Still, he never wanted that loyalty to be attached to the designation of "knight." As he explains to Sansa in A Clash of Kings, George R. R. Martin's second book in the Ice and Fire series, "I like dogs better than knights....A hound will die for you, but never lie to you. And he’ll look you straight in the face."
Fittingly, the Clegane sigil is three hounds. Sandor's grandfather had been a kennelmaster for the Lannisters. When his pack of dogs chased away a lioness, the elder Clegane was rewarded with land and a squire position for his son. The three hounds sacrificed in the fight were incorporated into the Clegane's new sigils.
Who is the Mountain?
Gregor Clegane is a fearsome, violent warrior with no capacity for remorse. According to Martin's books, Gregor is 8 feet tall and 420 pounds. His exceptionally large size got him the nickname "The Mountain That Rides," shortened to the Mountain. Gregor is also called "Tywin Lannister's mad dog" for following through with all of patriarch Tywin's frequently violent orders, like killing Elia Martell and her two children with Rhaegar Targaryen during the Sack of King's Landing at the end of Robert's Rebellion.
The Mountain was killed with a poison spear during a duel with Oberyn Martell. Later, he was brought back to life via dark magic by Maester Qyburn at the behest of Cersei Lannister. He's now the submissive but violent Frankenstein's Monster of Westeros, completely beholden to Cersei's orders.

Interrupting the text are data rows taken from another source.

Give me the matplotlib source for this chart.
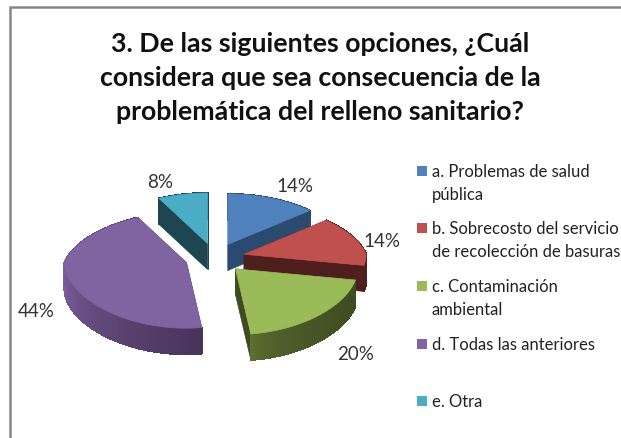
import numpy as np
import matplotlib
matplotlib.use("Agg")
import matplotlib.pyplot as plt
from matplotlib.patches import Polygon, Rectangle

title = "3. De las siguientes opciones, ¿Cuál\nconsidera que sea consecuencia de la\nproblemática del relleno sanitario?"
values = [14, 14, 20, 44, 8]
legend_lines = [
    ["a. Problemas de salud", "pública"],
    ["b. Sobrecosto del servicio", "de recolección de basuras"],
    ["c. Contaminación", "ambiental"],
    ["d. Todas las anteriores"],
    ["e. Otra"],
]
top_colors = ["#4F81BD", "#C0504D", "#9BBB59", "#8064A2", "#4BACC6"]
cut_colors = ["#2A4A70", "#4F1F1D", "#3F4C22", "#47345A", "#1D4651"]
wall_light = ["#2A4A70", "#4F1F1D", "#5F7433", "#7C5E9C", "#1D4651"]
wall_dark = ["#2A4A70", "#4F1F1D", "#3F4C22", "#47345A", "#1D4651"]
label_pos = [(295, 187), (382, 242), (356, 355), (36, 312), (160, 183)]
legend_y = [172, 229, 287, 345, 402]

CENTER = (215, 259)
EXPLODE = 30
RX = 122
RY = 58
DEPTH = 26


def rim(theta):
    # flattened circle, the far side is narrower than the near side
    x = RX * np.sin(theta) * (1 - 0.2 * np.maximum(np.cos(theta), 0))
    y = -RY * np.cos(theta) * (1 - 0.13 * np.cos(theta))
    return x, y


def mix(c1, c2, t):
    a = np.array(matplotlib.colors.to_rgb(c1))
    b = np.array(matplotlib.colors.to_rgb(c2))
    return tuple(a + (b - a) * t)


fig = plt.figure(figsize=(6.21, 4.39), dpi=100)
ax = fig.add_axes([0, 0, 1, 1])
ax.set_xlim(0, 621)
ax.set_ylim(439, 0)
ax.axis("off")

# chart border, only top and left are inside the crop
ax.plot([621, 9.5, 9.5], [7.5, 7.5, 439], color="#868686", lw=1.8, solid_joinstyle="miter")

ax.text(320, 78, title, ha="center", va="center", fontsize=19.3, fontweight="bold",
        family="Lato", color="#111111", linespacing=1.5)

edges = np.cumsum([0] + values) / sum(values) * 2 * np.pi

# back slices first so the front ones cover them
for i in [4, 0, 1, 2, 3]:
    a0, a1 = edges[i], edges[i + 1]
    mid = (a0 + a1) / 2
    cx = CENTER[0] + EXPLODE * np.sin(mid)
    cy = CENTER[1] - EXPLODE * 0.5 * np.cos(mid)
    th = np.linspace(a0, a1, 120)
    xs, ys = rim(th)
    xs = xs + cx
    ys = ys + cy

    # cut faces
    for k in [0, -1]:
        ax.add_patch(Polygon([(cx, cy), (xs[k], ys[k]), (xs[k], ys[k] + DEPTH), (cx, cy + DEPTH)],
                             fc=cut_colors[i], ec=cut_colors[i], lw=0.5))
    # outer wall, shaded left to right
    for j in range(len(th) - 1):
        t = ((xs[j] - xs.min()) / (xs.max() - xs.min())) ** 0.5
        c = mix(wall_light[i], wall_dark[i], t)
        ax.add_patch(Polygon([(xs[j], ys[j]), (xs[j + 1], ys[j + 1]),
                              (xs[j + 1], ys[j + 1] + DEPTH), (xs[j], ys[j] + DEPTH)],
                             fc=c, ec=c, lw=0.8, antialiased=False))
    # top
    ax.add_patch(Polygon(list(zip(xs, ys)) + [(cx, cy)], fc=top_colors[i], ec=top_colors[i], lw=0.5))

for v, (x, y) in zip(values, label_pos):
    ax.text(x, y, f"{v}%", ha="center", va="center", fontsize=13.5, family="Lato", color="#333333")

for lines, y, c in zip(legend_lines, legend_y, top_colors):
    ax.add_patch(Rectangle((417, y - 5), 10, 10, fc=c, ec="none"))
    for n, line in enumerate(lines):
        ax.text(432, y + n * 23, line, ha="left", va="center", fontsize=12.0,
                family="Lato", color="#222222", clip_on=True)

fig.savefig("out.png", dpi=100)
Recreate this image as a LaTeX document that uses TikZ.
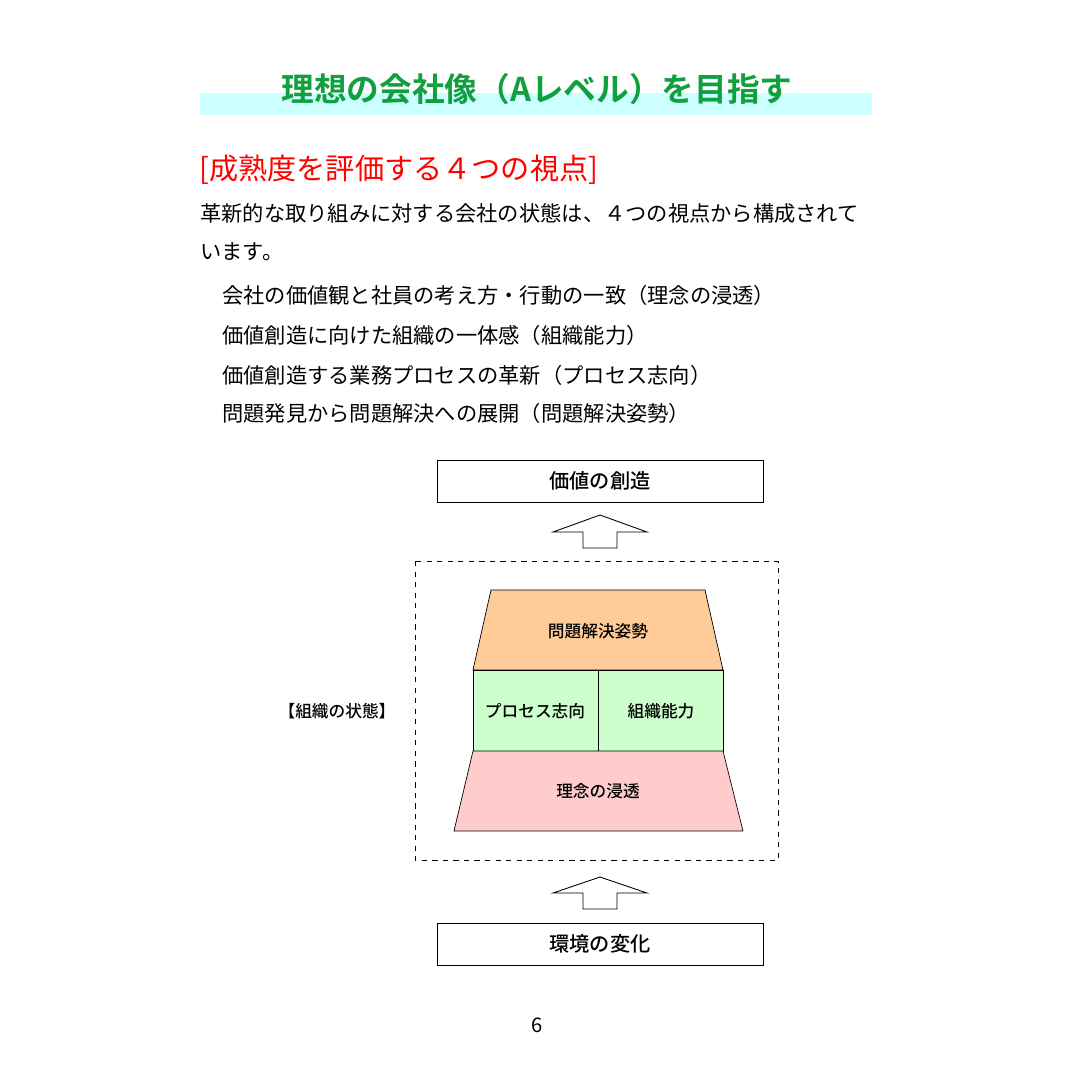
\documentclass[tikz,border=0pt]{standalone}
\usepackage{fontspec}
\setmainfont{Noto Sans CJK JP}
\newfontfamily\jpbold{Noto Sans CJK JP Bold}
\newfontfamily\jpmed{Noto Sans CJK JP Medium}
\definecolor{ttlgreen}{HTML}{10A040}
\definecolor{bandcyan}{HTML}{CCFFFF}
\definecolor{orng}{HTML}{FFCC99}
\definecolor{grn}{HTML}{CCFFCC}
\definecolor{pnk}{HTML}{FFCCCC}
\tikzset{
  txtline/.style={anchor=west,font=\fontsize{12.1}{13}\selectfont,inner sep=0pt},
  endbox/.style={draw,minimum width=326*0.02cm,minimum height=42*0.02cm,font=\jpmed\fontsize{11.5}{13}\selectfont},
  lbl/.style={font=\jpmed\fontsize{9.5}{11}\selectfont},
  uparr/.style={draw,fill=white,line width=0.5pt}
}
\begin{document}
\begin{tikzpicture}[x=0.02cm,y=-0.02cm]
\useasboundingbox (0,0) rectangle (1080,1080);
% title
\fill[bandcyan] (200,93) rectangle (872,115);
\node[font=\jpbold\fontsize{18.6}{22}\selectfont,text=ttlgreen] (title) at (537,89) {理想の会社像（Aレベル）を目指す};
\node[anchor=west,inner sep=0pt,text=red,font=\fontsize{16.6}{18}\selectfont] (head) at (199,170) {[成熟度を評価する４つの視点]};
\node[txtline] (l1) at (200,213) {革新的な取り組みに対する会社の状態は、４つの視点から構成されて};
\node[txtline] (l2) at (200,252) {います。};
\node[txtline] (l3) at (222,295) {会社の価値観と社員の考え方・行動の一致（理念の浸透）};
\node[txtline] (l4) at (222,335) {価値創造に向けた組織の一体感（組織能力）};
\node[txtline] (l5) at (222,375) {価値創造する業務プロセスの革新（プロセス志向）};
\node[txtline] (l6) at (222,413) {問題発見から問題解決への展開（問題解決姿勢）};
% diagram
\node[endbox] (value) at (600,481) {価値の創造};
\node[endbox] (env) at (600,944) {環境の変化};
\draw[dashed] (415,561) rectangle (778,860);
\draw[fill=orng] (491,590) -- (705,590) -- (723,670) -- (473,670) -- cycle;
\draw[fill=grn] (473,670) rectangle (723,751);
\draw (598,670) -- (598,751);
\draw[fill=pnk] (473,751) -- (723,751) -- (743,831) -- (454,831) -- cycle;
\node[lbl] (mond) at (598,631) {問題解決姿勢};
\node[lbl] (proc) at (535,711) {プロセス志向};
\node[lbl] (soshiki) at (661,711) {組織能力};
\node[lbl] (rinen) at (598,791) {理念の浸透};
\node[lbl] (state) at (337,711) {【組織の状態】};
\draw[uparr] (583,548) -- (583,532) -- (553,532) -- (600,515) -- (647,532) -- (617,532) -- (617,548) -- cycle;
\draw[uparr] (583,909) -- (583,893) -- (553,893) -- (600,877) -- (647,893) -- (617,893) -- (617,909) -- cycle;
\node[font=\fontsize{11.5}{13}\selectfont] (page) at (537,1025) {6};
\end{tikzpicture}
\end{document}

What happened between the Hound and the Mountain?
One must pity the Hound for being born the Mountain's younger brother. By all accounts, the Mountain seems to be an unflinching sadist. Unlike the Hound, who is capable of self reflection and the occasional monologue, the Mountain's verbal capacity is limited to grunts.
When the Hound was a boy, he experienced the Mountain's wrath directly. As he recounted in season three, young Sandor picked up one of Gregor's wooden toys, which he had previously cast aside. Without warning, Gregor scorched Sandor's against a burning brazier (used for burning coals), leaving Gregor with tremendous scars and a lifelong fear of fire. During the wildfire-filled Battle of Blackwater, he backs away from fighting – and eventually quits the Knightsguard.
What’s the Hound’s relationship to the Starks like?
As the Hound's very recent conversation with Sansa in Winterfell's Great Hall demonstrated so well, the Starks and the Hound go way back. The Starks first encountered the Hound when he was still part of the Lannister entourage.
Their history is frequently a contentious one: The Hound landed a spot on Arya's list for killing her friend, Mycah. After being bested by Brienne of Tarth, Arya left him for dead. Now, Arya and the Hound have achieved a slightly tense mutual understanding and begrudging respect. They're both headed down to King's Landing to fulfill their missions — he, to kill the Mountain, and she, reasons still unclear.
But the Hound always showed kindness to Sansa. He saved her from a mob in the Riot of King's Landing, and offers to take her away from the Lannisters during the Battle of King's Landing.
Why is everyone so hyped for Cleganebowl?
One word: Revenge. The Hound will get the catharsis he's yearned for since he was a child. Over the course of the show, the Hound has gone on a remarkable arc, from the Lannister's "hound" to a man who abides by his own code of ethics — and occasionally shows mercy. His life has been defined by his brother's actions. Here's a chance to eradicate that blight. Sure, violence isn't the answer – but this is Thrones we're talking about.
So: Is the Hound going to kill the Mountain?
The Hound's conversation with Sansa gives us a hint into his intentions. It appears that the Hound is headed to King's Landing to achieve the only thing he's ever wanted: His brother's death.
As for whether the Hound could defeat the Mountain? That's another story — though it seems likely. The Hound is still agile, still strong, still human. The Mountain is a groggy, misshapen creation sewn together in Qyburn's basement. We have just under three hours to find out.